Bismillah.
Laa Haula wa laa quwwata Illa
billah..
Innalilahi wa inna ilaihi raji'un
Saat ini, Allah menempatkan diriku
menjadi seorang isteri dan ibu. Dua peran yg merupakan fitrah seorang
perempuan. Namun, ada satu peran lainnya yg paling utama dan tidak pernah
berubah sejak aku dilahirkan selain menjadi seorang anak dari orangtua, yaitu
peran sebagai hamba Allah. Sebagai Khalifah di bumi. Sebagai seorang Muslimah
yg jika betul jujur dalam menghidupkan peran tersebut, maka seharusnya sadar
bahwa Muslim berasal dari kata aslama - yuslimu - islaaman yg artinya
menyerahkan diri sepenuhnya, surrender to Allah, the one and only.
Maka sejak hari kelahiran ku, 24
tahun yg lalu, setiap harinya, saat ini, dan hingga aku wafat kelak, tidak
peduli bagaimanapun keadaan ku, siapa orangtua ku, seperti apa pola asuh ku,
harta, ilmu, jabatan, suami, anak, dan apapun itu yg di dititipkan padaku oleh
Allah di dunia ini, seharusnya hanya menjadi eksternal yg merupakan tools untuk
mencapai tujuan mencari Ridha Allah, taat dan berserah kepada Nya semata.
Bukankah demikian salah satu hikmah
Allah ceritakan dalam Al-Qur'an berbagai macam kisah yg beraneka ragam? Nabi
Ibrahim dengan orangtua yg metode parenting nya berbasis kesyirikan, nabi Nuh
dengan anak yg durhaka bahkan memilih jalan yg salah padahal sudah diingatkan
setiap saat, Asiah dengan pasangan yg tidak se frekuensi bahkan berkarakter
narsistik, nabi Yusuf dengan saudara-saudara yg egois bahkan berani melakukan
kekerasan fisik, Maryam yg menjadi single mother di tengah kaum yg menuduhnya
berbuat tercela, nabi Zakariya dan isterinya yg mandul, Hajar yg harus
menjalani hubungan jarak jauh dengan suaminya dan hanya ditinggalkan dengan
seorang bayi di tengah gurun pasir, nabi Musa yg harus berpisah dengan orangtua
ketika bayi dan diangkat anak oleh orang paling kejam sedunia, terlebih
Rasulullah Shalallahu Alaihi Wasallam dengan segala tantangan tekanan fisik,
mental, emosi, batin yg terus menerus, padahal mengajak kaumnya menuju
kebaikan..
Tidakkah itu semua mengajarkan ku
sesuatu?
Berapa kali aku membaca Al-Qur'an?
Dan berapa banyak kamu melewatkan
segala pembelajaran tersebut?
Apakah Allah menyia-nyiakan mereka?
Ketika tidak ada satupun orang yg
membantu mereka, semua pintu sudah tertutup, apa yg mereka lakukan?

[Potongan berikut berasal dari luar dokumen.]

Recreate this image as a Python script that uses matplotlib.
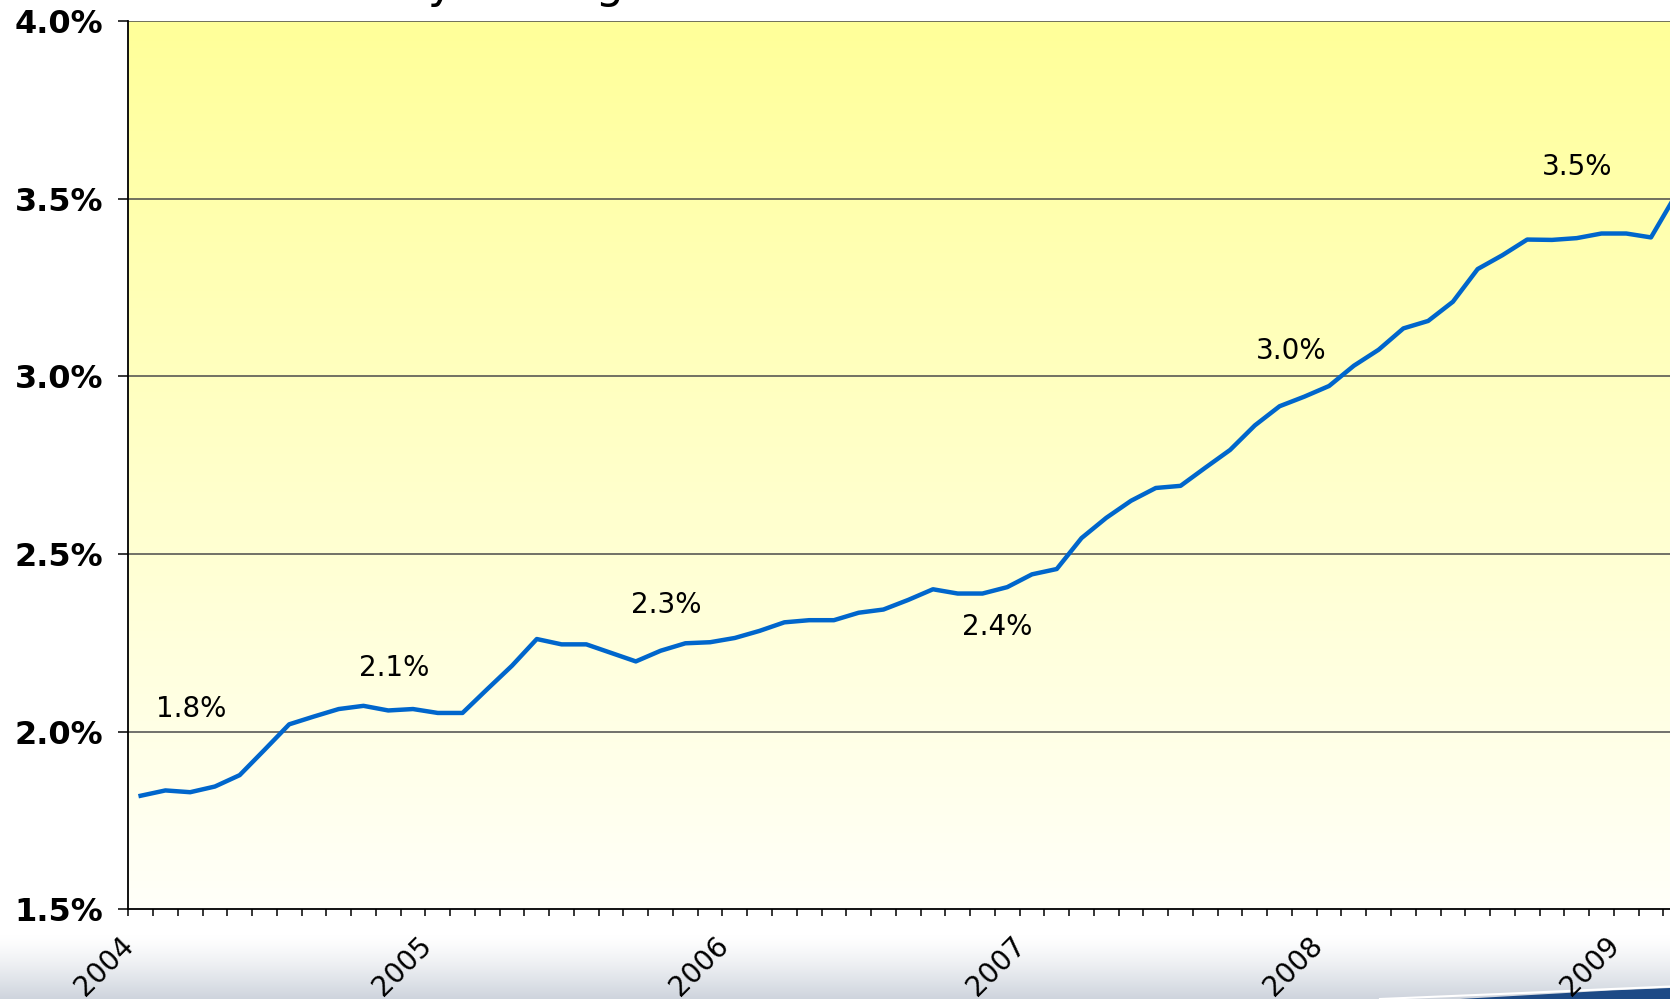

Hidup mereka jauh lebih sulit
dariku, jauuuh sekali perbedaannya, tapi kenapa aku seolah jadi orang paling
menderita di dunia?
Bukankah ketika mereka menyadari
makna hidup, bahwa ini semua hanyalah tentang aku dan Allah, tentang
pertanggungjawaban ku sebagai hamba di dunia, semua menjadi ringan?
Hidup memang tidak selalu
menyenangkan, tapi juga tidak selalu menyedihkan. Allah sendiri yg mengatakan
bahwa dunia adalah tempat ujian, penjara bagi nabi Adam dan anak keturunannya
untuk kemudian kembali ke akhirat. Maka wajar ujian akan tetap selalu ada.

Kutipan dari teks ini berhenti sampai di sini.